Thursday, December 27, 2012

intel's hyperthreading: super smart marketing of a super weak feature

Here's my beef:  Intel's asks consumers to pay 50% more for their hyperthreaded chips, but those hyperthreaded chips will only ever, in the best case scenarios, be 10-15% faster than their non-hyperthreaded cousins.  Few people understand exactly what this means - so let's discuss.

Consider Intel’s latest Ivy Bridge series.  The i5-3570k is a quad-core clocked at 3.4 GHz and does not support hyperthreading.  The i7-3770 is a quad-core clocked at 3.4 GHz and supports hyperthreading.  When you bring up the Windows Task Manager with the i5-3570k, you will see four cores.  When you bring up the Windows Task Manager with the i7-3770, you will see eight cores (four logical cores plus four hyperthreaded cores).  As a result, you, the consumer, might be led to believe the i7 is twice as fast as the i5 – it has twice as many cores, right?!  Sorry, not even close.  Here’s the real story.

If you understand parallel computing, you know that a perfectly parallelized algorithm will continue to improve its performance based the number of available cores - its called scaling.  The computation is simple.  If an perfectly parallelizable algorithm takes 840 s to compute using a single core, it will take 420 s using two cores (twice as fast, or 2x), and 210 s using four cores (four times as fast, or 4x).  But what happens if we perform this scalability test on an i7-3770?  The numbers (assuming the best case that hyperthreading performs at 15% the speed of a logical core):

i7-3770 Cores employed
Time (s)
1
840
2
420 (2x)
3
280 (3x)
4
210 (4x)
5
202 (4.15x)
6
195 (4.3x)
7
189 (4.45x)
8
182 (4.6x)

Did you see what happened after four cores?  The scaling tanked.  Even using all of the i7-3770’s eight cores is only 10% faster than using four cores – and that’s assuming the best case scenario that each hyperthreaded core is 15% as fast as a logical core.  In a system with eight real, logical cores, the performance should have scaled to 105 s (eight times as fast as one core, or 8x).

That's the ideal world – but as it turns out, few real world algorithms will ever get close to seeing the 10-15% hyperthreaded improvement hypothesized.  While purely scientific applications will sometimes approach this ideal, the real world is riddled with constraints:  in particular, threads/processes share memory, disk, and oftentimes data-structure/resources within the parallel application itself.  Shared resources prevent ideal scaling, as concurrently executing threads/processes are forced to wait for one another to acquire/use these shared resources.  This means there is just a fraction of room left for hyperthreading to make its little voice heard above the loud, real world din of shared resources.

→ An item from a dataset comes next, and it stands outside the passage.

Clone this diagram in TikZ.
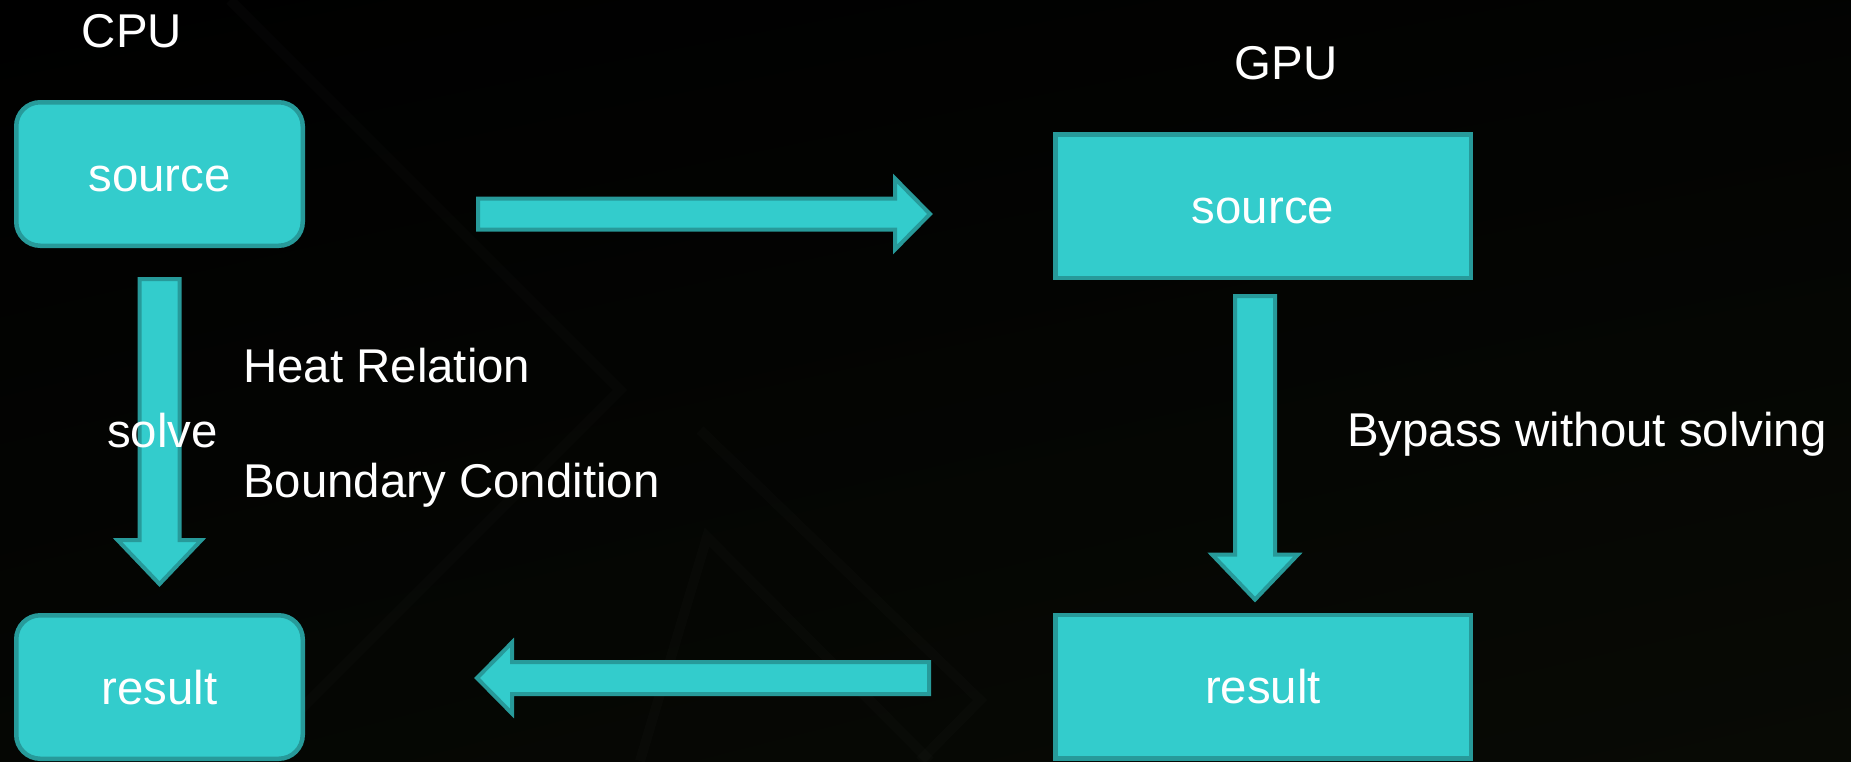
\documentclass[tikz,border=0pt]{standalone}
\usepackage{fontspec}
\setmainfont{Liberation Sans}
\usetikzlibrary{calc,shadings}

\definecolor{boxfill}{HTML}{33CCCC}
\definecolor{boxline}{HTML}{279A9A}
\definecolor{bgolive}{HTML}{080A05}

\tikzset{
  label font/.style={font=\fontsize{47.4}{56}\selectfont},
  box/.style={draw=boxline, fill=boxfill, line width=4.5pt, text=white,
    label font, inner sep=0pt, text height=40pt, text depth=6pt,
    minimum height=143.5pt},
  cpubox/.style={box, rounded corners=24pt, minimum width=286.5pt},
  gpubox/.style={box, minimum width=415.5pt},
  caption/.style={text=white, label font, inner sep=0pt},
  arrowbody/.style={draw=boxline, fill=boxfill, line width=4pt, line join=miter},
  faint/.style={draw=white, draw opacity=0.015, line width=10pt}
}

% block arrow: #1 start, #2 tip, #3 shaft half width, #4 head half width, #5 head length
\newcommand\fatarrow[5]{%
  \coordinate (hb) at ($(#2)!#5!(#1)$);
  \path[arrowbody]
    ($(#1)!#3!90:(#2)$) -- ($(hb)!#3!90:(#2)$) -- ($(hb)!#4!90:(#2)$) -- (#2)
    -- ($(hb)!#4!-90:(#2)$) -- ($(hb)!#3!-90:(#2)$) -- ($(#1)!#3!-90:(#2)$) -- cycle;
}

\begin{document}
\begin{tikzpicture}[x=1pt, y=-1pt]
  % backdrop
  \shade[upper left=black, upper right=black!70!bgolive,
         lower left=black!40!bgolive, lower right=bgolive]
    (0,0) rectangle (1851,761);
  \useasboundingbox (0,0) rectangle (1851,761);
  \path[faint] (230,0) -- (620,390) -- (249,761);
  \path[faint] (640,761) -- (707,537) -- (930,761);
  \path[faint] (700,430) -- (980,700) -- (920,761);

  % boxes
  \node[cpubox] (cpusrc) at (159.5,174) {source};
  \node[cpubox] (cpures) at (159.5,687) {result};
  \node[gpubox] (gpusrc) at (1263,206) {source};
  \node[gpubox] (gpures) at (1263,686.5) {result};

  % headings and notes
  \node[caption, anchor=base] (cpulbl) at (132,47) {CPU};
  \node[caption, anchor=base] (gpulbl) at (1286,79) {GPU};
  \node[caption, anchor=base west] (heat) at (243,382) {Heat Relation};
  \node[caption, anchor=base west] (bound) at (243,497) {Boundary Condition};
  \node[caption, anchor=base west] (bypass) at (1347,446) {Bypass without solving};

  % arrow ends
  \coordinate (cpuDownA) at ($(cpusrc.south)+(0,31)$);
  \coordinate (cpuDownB) at ($(cpures.north)+(0,-29)$);
  \coordinate (gpuDownA) at ($(gpusrc.south)+(-8,16)$);
  \coordinate (gpuDownB) at ($(gpures.north)+(-8,-13)$);
  \coordinate (sendA) at ($(cpusrc.east)+(173,40)$);
  \coordinate (sendB) at ($(gpusrc.west)+(-123,8)$);
  \coordinate (backA) at ($(gpures.west)+(-124,-8.5)$);
  \coordinate (backB) at ($(cpures.east)+(172,-9)$);

  \fatarrow{cpuDownA}{cpuDownB}{20pt}{42pt}{44pt}
  \fatarrow{gpuDownA}{gpuDownB}{20pt}{43pt}{45pt}
  \fatarrow{sendA}{sendB}{15.5pt}{35.5pt}{35pt}
  \fatarrow{backA}{backB}{16pt}{35.5pt}{35pt}

  % label laid over the CPU arrow
  \node[caption, anchor=base west] (solve) at (107,447) {solve};
\end{tikzpicture}
\end{document}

Here’s a real world algorithm that I deal with every day:  compiling my C/C++ source code.  Visual Studio (and other third party build systems) support multithreaded/multiprocess builds.  This means that the compilation phase is done in parallel.  When compiling, each thread/process is reading a source file from disk and writing an object file to disk – concurrently.  What’s the shared resource?  The disk.  What can happen to disks?  Fragmentation.  What exacerbates fragmentation?  Lots of threads/processes writing to a disk concurrently.  Which is exactly what is happening!  As much as I love the fact that multithreaded/multiprocess builds speed up my compilation phase, fragmentation causes the “win” to diminish over time – and eventually, the subsequent link phase, which is particularly disk intensive and single-threaded, becomes a disappointing drag.  What happens with hyperthreading?  Well, even if hyperthreading improves the compilation performance by 10% (a best case given the disk is shared), disk fragmentation is increasing at twice its normal rate - and whatever win was witnessed during compilation is quickly lost over time – and can sometimes lead to reverse scaling - when using more cores actually slows things down.  (And don't even get me started on how Windows manages its NTFS partitions and how performance can degrade over time, despite the fact they've led consumers to believe that "defragging" is all they have to do... this cake is a lie.)

I have to give credit to the Intel marketing department.  They spun the hyperthreading message and have made tons of money as a result.  Even human intuition is on their side – when I see eight cores in Task Manager I’m wayyyyy faster than four cores, right?!  Here’s what’s crazy – even though there are tons of independent benchmarks to back-up my statements (that i7's are only fractionally faster than i5's) – people still dole out the big bucks for the i7-3770.  Please stop.  Please use your common sense.  Invest your money sensibly.  Buy an i5-3570k and use the savings to buy a bad-ass solid-state-disk (ssd).  I wager you’ll never notice the difference between an i5-3570k and an i7-3770 – but I guarantee your life will be shockingly improved when you upgrade from a mechanical disk to a killer ssd.